La presenza di papà John ai box sempre con lui è stata fondamentale per aiutarlo e sostenerlo nei vari momenti della carriera. Quando se n’è andato, lo stesso Jenson ha saputo superare una perdita così grande con la forza di chi sa tenere vivo un ricordo andando avanti però per la propria strada. Gli occhi lucidi davanti alla foto con il padre durante un omaggio che Coulthard gli fece ad Abu Dhabi due stagioni fa sono uno dei momenti più intensi e belli dell’uomo prima che del pilota.

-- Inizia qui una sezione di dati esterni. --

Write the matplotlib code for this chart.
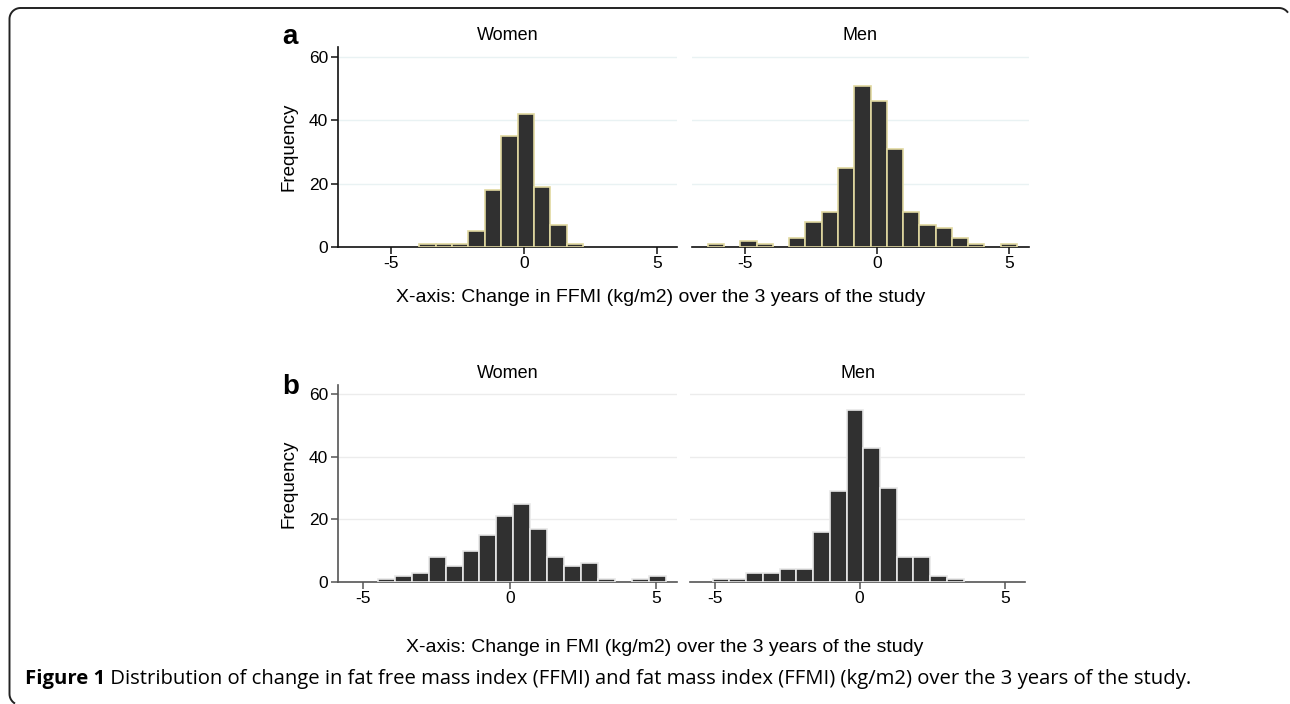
import numpy as np
import matplotlib
matplotlib.use('Agg')
import matplotlib.pyplot as plt
from matplotlib.lines import Line2D

W, H, DPI = 1290, 704, 100

# ── data ──
# panel a: change in FFMI, shared bins
A_START, A_WIDTH = -6.40, 0.616
A_WOMEN = [0, 0, 0, 0, 1, 1, 1, 5, 18, 35, 42, 19, 7, 1, 0, 0, 0, 0, 0]
A_MEN   = [1, 0, 2, 1, 0, 3, 8, 11, 25, 51, 46, 31, 11, 7, 6, 3, 1, 0, 1]
# panel b: change in FMI, shared bins
B_START, B_WIDTH = -5.07, 0.577
B_WOMEN = [0, 1, 2, 3, 8, 5, 10, 15, 21, 25, 17, 8, 5, 6, 1, 0, 1, 2]
B_MEN   = [1, 1, 3, 3, 4, 4, 16, 29, 55, 43, 30, 8, 8, 2, 1, 0, 0, 0]

YTICKS = [0, 20, 40, 60]
XTICKS = [-5, 0, 5]
GROUPS = ['Women', 'Men']

XLAB_A = 'X-axis: Change in FFMI (kg/m2) over the 3 years of the study'
XLAB_B = 'X-axis: Change in FMI (kg/m2) over the 3 years of the study'
CAP_BOLD = 'Figure 1'
CAP_REST = (' Distribution of change in fat free mass index (FFMI) and fat mass '
            'index (FFMI) (kg/m2) over the 3 years of the study.')

FONT = 'Liberation Sans'
BAR = '#303030'


def box(x0, y0, x1, y1):
    """pixel box (top-left origin) -> figure fraction rect"""
    return [x0 / W, 1 - y1 / H, (x1 - x0) / W, (y1 - y0) / H]


def arc(cx, cy, r, a0, a1, n=20):
    t = np.radians(np.linspace(a0, a1, n))
    return list(cx + r * np.cos(t)), list(cy + r * np.sin(t))


def panel(fig, rect, counts, start, width, xlim, ylim, edge, grid, spine,
          title, first):
    ax = fig.add_axes(box(*rect))
    x = [start + i * width for i, c in enumerate(counts) if c > 0]
    h = [c for c in counts if c > 0]
    ax.bar(x, h, width=width, align='edge', color=BAR, edgecolor=edge,
           linewidth=1.2, zorder=3)
    ax.set_xlim(*xlim); ax.set_ylim(*ylim)
    for s in ['top', 'right']:
        ax.spines[s].set_visible(False)
    ax.spines['bottom'].set_color(spine)
    ax.spines['left'].set_color(spine)
    ax.spines['bottom'].set_linewidth(1.2)
    ax.spines['left'].set_linewidth(1.2)
    for g in YTICKS[1:]:
        ax.axhline(g, color=grid, lw=1.0, zorder=1)
    ax.set_xticks(XTICKS)
    ax.set_xticklabels([str(t) for t in XTICKS], fontsize=12.5, family=FONT)
    ax.tick_params(axis='x', length=5, width=1.1, color=spine, pad=1.5)
    if first:
        ax.set_yticks(YTICKS)
        ax.set_yticklabels([str(t) for t in YTICKS], fontsize=12.5, family=FONT)
        ax.tick_params(axis='y', length=5, width=1.1, color=spine, pad=2)
        ax.set_ylabel('Frequency', fontsize=13.5, family=FONT, labelpad=8)
    else:
        ax.spines['left'].set_visible(False)
        ax.set_yticks([])
    ax.set_title(title, fontsize=13, family=FONT, pad=5)
    return ax


fig = plt.figure(figsize=(W / DPI, H / DPI), dpi=DPI)

# outer frame, rounded corners; right and bottom edges run off the picture
fx, fy = arc(1279, 19, 11, -35, -90, 8)
x2, y2 = arc(20.5, 19, 11, -90, -180)
x3, y3 = arc(20.5, 694, 11, 180, 120, 8)
fx += x2 + x3
fy += y2 + y3
fig.add_artist(Line2D([x / W for x in fx], [1 - y / H for y in fy],
                      transform=fig.transFigure, color='#222222', lw=1.4,
                      solid_capstyle='butt'))

# panel a
a_xlim = (-7.0, 5.76)
panel(fig, (338, 47, 677, 247), A_WOMEN, A_START, A_WIDTH, a_xlim, (0, 63.2),
      '#e0d8a0', '#e9f2f3', '#111111', GROUPS[0], True)
panel(fig, (692, 47, 1029, 247), A_MEN, A_START, A_WIDTH, a_xlim, (0, 63.2),
      '#e0d8a0', '#e9f2f3', '#111111', GROUPS[1], False)
fig.text(661 / W, 1 - 297 / H, XLAB_A, fontsize=14, family=FONT,
         ha='center', va='center')
fig.text(282 / W, 1 - 37 / H, 'a', fontsize=20, weight='bold', family=FONT,
         ha='left', va='center')

# panel b
b_xlim = (-5.85, 5.7)
panel(fig, (338, 385, 677, 582), B_WOMEN, B_START, B_WIDTH, b_xlim, (0, 63),
      '#e8e8e8', '#ececec', '#555555', GROUPS[0], True)
panel(fig, (690, 385, 1025, 582), B_MEN, B_START, B_WIDTH, b_xlim, (0, 63),
      '#e8e8e8', '#ececec', '#555555', GROUPS[1], False)
fig.text(665 / W, 1 - 648 / H, XLAB_B, fontsize=14, family=FONT,
         ha='center', va='center')
fig.text(282 / W, 1 - 387 / H, 'b', fontsize=20, weight='bold', family=FONT,
         ha='left', va='center')

# caption: bold lead-in, then regular text
cap_font = 'Open Sans'
t1 = fig.text(25 / W, 1 - 679 / H, CAP_BOLD, fontsize=14.6, weight='bold',
              family=cap_font, ha='left', va='center')
fig.canvas.draw()
bb = t1.get_window_extent(fig.canvas.get_renderer())
fig.text(bb.x1 / W, 1 - 679 / H, CAP_REST, fontsize=14.6, family=cap_font,
         ha='left', va='center')

fig.savefig('out.png', dpi=DPI)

Nelle sua carriera ci sono stati 2 momenti che voglio ricordare; il mondiale del 2009 e la vittoria a Montreal 2011. La stagione con la Brawn Gp, partita senza aspettative e conclusa portando a casa 2 titoli mondiali ha dei contorni leggendari. Una macchina ricordata solo ed ingiustamente per il doppio diffusore (che avevano anche Toyota e Williams) portata alla vittoria nonostante uno sviluppo inferiore rispetto alla concorrenza a causa di un budget quasi inesistente. Le difficoltà di adattare il motore Mercedes, che non era quello attuale su un telaio progettato per il motore Honda. Un progetto durato un anno che però avrà un record difficilmente irripetibile. Campione del mondo al debutto e nell’unico anno in F1.

E poi la gara pazzesca di Montreal vinta nonostante 5 soste ai box, 2 incidenti e un drive through. Quando ho voglia di darmi una botta di adrenalina mi rivedo gli ultimi 20 giri che hanno visto Jenson volare rispetto agli avversari costringendo poi all’errore Vettel nel tiratissimo ed indimenticabile ultimo giro.

Due situazioni, ma ce ne sarebbero anche altre che probabilmente, se avessero visto protagonisti altri piloti più “considerati” da parte di appassionati e media, avrebbero raggiunto la beatificazione nel corso del tempo. Ma certe cose solo Jenson le ha sapute fare e un motivo ci sarà. Button non è stato il pilota più veloce ma sicuramente il più intelligente degli ultimi anni.

Sicuramente mi mancherà molto non vederlo in Formula 1, ancora stento a credere che il prossimo anno non ci sarà il suo nome in griglia. Il futuro però è pieno di tante cose come il Rally Cross, la 1000km di Suzuka e chissà, un mondiale di Triathlon da vincere. Eh si perché il Sig. Jenson Button a quasi 37 anni è anche un ironman che si diverte e fatica in una categoria mostruosamente complicata.

“The journey is the reward” è la scritta che compare sul casco di JB in questo week-end, per chiudere un capitolo importante ma per aprirne altri pieni di gioia e soddisfazioni.